If you are into female harmony folk-rock you are probably listening to The Staves right now. Their singing is about as good as it gets and being sisters they’ve had plenty of practise. After a few years of headline performances they are pitch perfect and expertly prepared: their performance on Saturday night at the Colston Hall was smooth, serene and lovely – it’s just a shame that it was also personality free.
I knew that there was a problem when sister Number One opened the show by calling out “Hello Bristol!!!” It was already obvious that before the end she was going to say that we had been an “Amazing Audience.”
A problem with many performers is not them, but who is listening in: many politicians suffer the same fate, but whilst Marx may have said “I am not a Marxist,” it’s harder when you’re selling tickets to be something your audience don’t want.
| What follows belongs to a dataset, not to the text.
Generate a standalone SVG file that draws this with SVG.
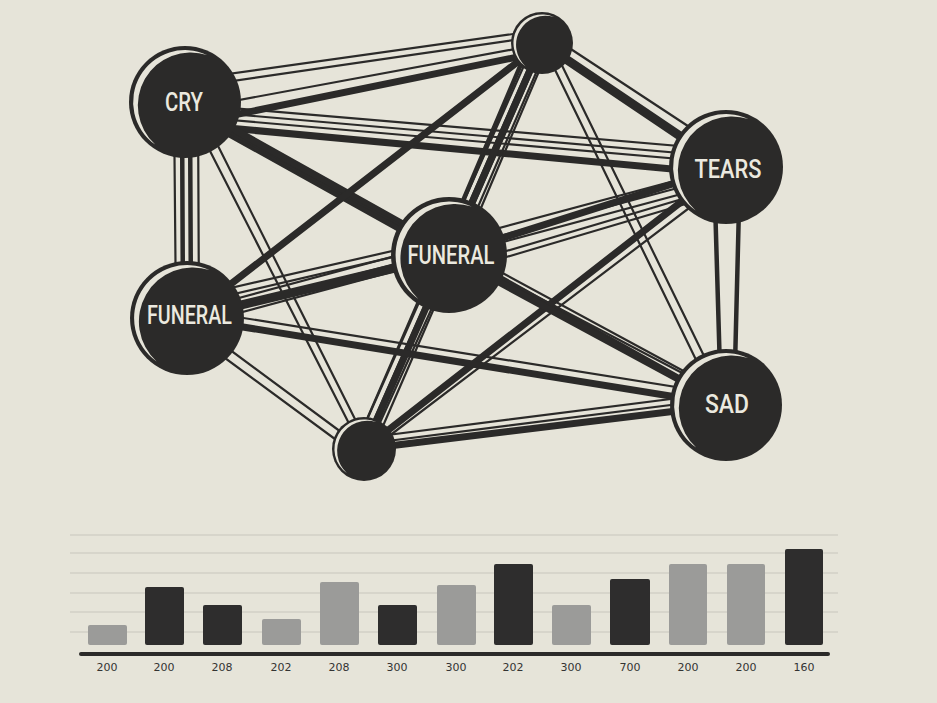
<svg xmlns="http://www.w3.org/2000/svg" xmlns:xlink="http://www.w3.org/1999/xlink" width="937" height="703" viewBox="0 0 937 703">
<style>
.bg{fill:#e6e4d9}
.e{stroke:#2b2a29;stroke-linecap:round;fill:none}
.t2{stroke-width:2.2}
.t4{stroke-width:4.5}
.t6{stroke-width:7}
.t8{stroke-width:9}
.disc{fill:#2b2a29}
.cres{fill:#e6e4d9}
.lbl{font-family:Roboto,"Liberation Sans",Arial,sans-serif;font-weight:500;font-size:25px;fill:#ebe9df;text-anchor:middle}
.grid{stroke:#d2d0c6;stroke-width:1.5}
.dark{fill:#2e2d2d}
.gray{fill:#9b9b99}
.ax{font-family:"DejaVu Sans",sans-serif;font-size:11px;fill:#333;text-anchor:middle}
</style>
<defs>
<path id="cr" d="M -29.8,42.6 A52,52 0 0 1 22,-47.1 A53,53 0 0 0 -29.8,42.6 Z"/>
</defs>
<rect class="bg" x="0" y="0" width="937" height="703"/>
<g id="connectors">
<!-- A-B -->
<line class="e t2" x1="185" y1="80" x2="542" y2="30"/>
<line class="e t2" x1="185" y1="88" x2="542" y2="36"/>
<line class="e t2" x1="185" y1="110" x2="542" y2="44"/>
<line class="e t6" x1="185" y1="125" x2="542" y2="52"/>
<!-- A-C -->
<line class="e t2" x1="185" y1="104" x2="726" y2="150"/>
<line class="e t2" x1="185" y1="110" x2="726" y2="157"/>
<line class="e t2" x1="185" y1="116" x2="726" y2="163"/>
<line class="e t6" x1="185" y1="124" x2="726" y2="174"/>
<!-- A-D -->
<line class="e t8" x1="185" y1="108" x2="449" y2="255"/>
<!-- A-E -->
<line class="e t2" x1="174" y1="102" x2="176" y2="318"/>
<line class="e t4" x1="182" y1="102" x2="183" y2="318"/>
<line class="e t4" x1="190" y1="102" x2="191" y2="318"/>
<line class="e t2" x1="198" y1="102" x2="199" y2="318"/>
<!-- A-F -->
<line class="e t6" x1="185" y1="102" x2="726" y2="405"/>
<line class="e t2" x1="185" y1="112" x2="726" y2="396"/>
<!-- A-G -->
<line class="e t2" x1="185" y1="102" x2="362" y2="449"/>
<line class="e t2" x1="196" y1="102" x2="370" y2="449"/>
<!-- B-C -->
<line class="e t8" x1="542" y1="43" x2="726" y2="167"/>
<line class="e t2" x1="548" y1="34" x2="735" y2="157"/>
<!-- B-D -->
<line class="e t6" x1="542" y1="43" x2="449" y2="255"/>
<line class="e t4" x1="530" y1="43" x2="440" y2="255"/>
<line class="e t2" x1="551" y1="43" x2="461" y2="255"/>
<!-- B-E -->
<line class="e t6" x1="542" y1="43" x2="187" y2="318"/>
<!-- B-F -->
<line class="e t2" x1="542" y1="43" x2="718" y2="405"/>
<line class="e t2" x1="551" y1="43" x2="728" y2="405"/>
<!-- B-G -->
<line class="e t6" x1="542" y1="43" x2="364" y2="449"/>
<line class="e t2" x1="534" y1="43" x2="354" y2="449"/>
<line class="e t2" x1="549" y1="43" x2="373" y2="449"/>
<!-- C-D -->
<line class="e t6" x1="726" y1="167" x2="449" y2="255"/>
<line class="e t2" x1="726" y1="186" x2="449" y2="268"/>
<line class="e t2" x1="726" y1="192" x2="449" y2="274"/>
<!-- C-E -->
<line class="e t2" x1="726" y1="167" x2="187" y2="312"/>
<line class="e t2" x1="726" y1="175" x2="187" y2="320"/>
<line class="e t2" x1="726" y1="182" x2="187" y2="327"/>
<!-- C-F -->
<line class="e t4" x1="714" y1="167" x2="721" y2="405"/>
<line class="e t4" x1="740" y1="167" x2="734" y2="405"/>
<!-- C-G -->
<line class="e t6" x1="726" y1="167" x2="364" y2="449"/>
<line class="e t2" x1="726" y1="180" x2="372" y2="449"/>
<!-- D-E -->
<line class="e t8" x1="449" y1="255" x2="187" y2="318"/>
<line class="e t2" x1="449" y1="238" x2="187" y2="298"/>
<line class="e t2" x1="449" y1="244" x2="187" y2="305"/>
<!-- D-F -->
<line class="e t6" x1="449" y1="255" x2="726" y2="405"/>
<line class="e t2" x1="449" y1="244" x2="726" y2="394"/>
<!-- D-G -->
<line class="e t2" x1="438" y1="255" x2="354" y2="449"/>
<line class="e t2" x1="447" y1="255" x2="361" y2="449"/>
<line class="e t2" x1="456" y1="255" x2="368" y2="449"/>
<!-- E-F -->
<line class="e t6" x1="187" y1="318" x2="726" y2="405"/>
<line class="e t2" x1="187" y1="309" x2="726" y2="395"/>
<!-- E-G -->
<line class="e t2" x1="187" y1="318" x2="364" y2="449"/>
<line class="e t2" x1="187" y1="330" x2="358" y2="456"/>
<!-- F-G -->
<line class="e t6" x1="726" y1="405" x2="364" y2="449"/>
<line class="e t2" x1="726" y1="392" x2="364" y2="438"/>
<line class="e t2" x1="726" y1="398" x2="364" y2="444"/>
</g>
<g id="node-cry">
<circle class="disc" cx="185" cy="102" r="56"/>
<use xlink:href="#cr" href="#cr" class="cres" transform="translate(185,102)"/>
<text class="lbl" x="184" y="111" textLength="38" lengthAdjust="spacingAndGlyphs">CRY</text>
</g>
<g id="node-top">
<circle class="disc" cx="542" cy="43" r="31"/>
<use xlink:href="#cr" href="#cr" class="cres" transform="translate(542,43) scale(0.55)"/>
</g>
<g id="node-tears">
<circle class="disc" cx="726" cy="167" r="57"/>
<use xlink:href="#cr" href="#cr" class="cres" transform="translate(726,167) scale(1.02)"/>
<text class="lbl" x="728" y="178" textLength="67" lengthAdjust="spacingAndGlyphs">TEARS</text>
</g>
<g id="node-funeral-center">
<circle class="disc" cx="449" cy="255" r="58"/>
<use xlink:href="#cr" href="#cr" class="cres" transform="translate(449,255) scale(1.03)"/>
<text class="lbl" x="451" y="264" textLength="87" lengthAdjust="spacingAndGlyphs">FUNERAL</text>
</g>
<g id="node-funeral-left">
<circle class="disc" cx="187" cy="318" r="57"/>
<use xlink:href="#cr" href="#cr" class="cres" transform="translate(187,318) scale(1.02)"/>
<text class="lbl" x="189.5" y="324" textLength="85" lengthAdjust="spacingAndGlyphs">FUNERAL</text>
</g>
<g id="node-sad">
<circle class="disc" cx="726" cy="405" r="56"/>
<use xlink:href="#cr" href="#cr" class="cres" transform="translate(726,405)"/>
<text class="lbl" x="727" y="413" textLength="44" lengthAdjust="spacingAndGlyphs">SAD</text>
</g>
<g id="node-bottom">
<circle class="disc" cx="364" cy="449" r="32"/>
<use xlink:href="#cr" href="#cr" class="cres" transform="translate(364,449) scale(0.57)"/>
</g>
<g id="chart">
<line class="grid" x1="70" y1="535" x2="838" y2="535"/>
<line class="grid" x1="70" y1="553" x2="838" y2="553"/>
<line class="grid" x1="70" y1="573" x2="838" y2="573"/>
<line class="grid" x1="70" y1="593" x2="838" y2="593"/>
<line class="grid" x1="70" y1="612" x2="838" y2="612"/>
<line class="grid" x1="70" y1="632" x2="838" y2="632"/>
<rect class="gray" x="88" y="625" width="39" height="20" rx="2"/>
<rect class="dark" x="145" y="587" width="39" height="58" rx="2"/>
<rect class="dark" x="203" y="605" width="39" height="40" rx="2"/>
<rect class="gray" x="262" y="619" width="39" height="26" rx="2"/>
<rect class="gray" x="320" y="582" width="39" height="63" rx="2"/>
<rect class="dark" x="378" y="605" width="39" height="40" rx="2"/>
<rect class="gray" x="437" y="585" width="39" height="60" rx="2"/>
<rect class="dark" x="494" y="564" width="39" height="81" rx="2"/>
<rect class="gray" x="552" y="605" width="39" height="40" rx="2"/>
<rect class="dark" x="610" y="579" width="40" height="66" rx="2"/>
<rect class="gray" x="669" y="564" width="38" height="81" rx="2"/>
<rect class="gray" x="727" y="564" width="38" height="81" rx="2"/>
<rect class="dark" x="785" y="549" width="38" height="96" rx="2"/>
<line x1="81" y1="654" x2="828" y2="654" stroke="#2b2a29" stroke-width="4" stroke-linecap="round"/>
<text class="ax" x="107" y="671">200</text>
<text class="ax" x="164" y="671">200</text>
<text class="ax" x="222" y="671">208</text>
<text class="ax" x="281" y="671">202</text>
<text class="ax" x="339" y="671">208</text>
<text class="ax" x="397" y="671">300</text>
<text class="ax" x="456" y="671">300</text>
<text class="ax" x="513" y="671">202</text>
<text class="ax" x="571" y="671">300</text>
<text class="ax" x="630" y="671">700</text>
<text class="ax" x="688" y="671">200</text>
<text class="ax" x="746" y="671">200</text>
<text class="ax" x="804" y="671">160</text>
</g>
</svg>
I suspect that The Staves would have preferred to have sung in a church hall; try as they might their street cred was rather too suburban and leafy, with nicely mown verges and neatly parked cars. They are delightful girls, but their audience holds them back: they do a song about snow and we just know that they shop in Waitrose and John Lewis: but why then did they ask Colston Hall to remove half the seating and opt for the rock concert setting? The audience are on a different stave – an octave apart, drinking beer, shouting out inappropriately and not quite sure what do in the quiet bits.
Earlier in the month I heard another female vocal group perform at the Colton Hall—The Roches, no longer available in the shops but still there on Spotify and Napster. If you like the musac of The Staves, try Mr. Sellack by The Roches and hear how it should be done.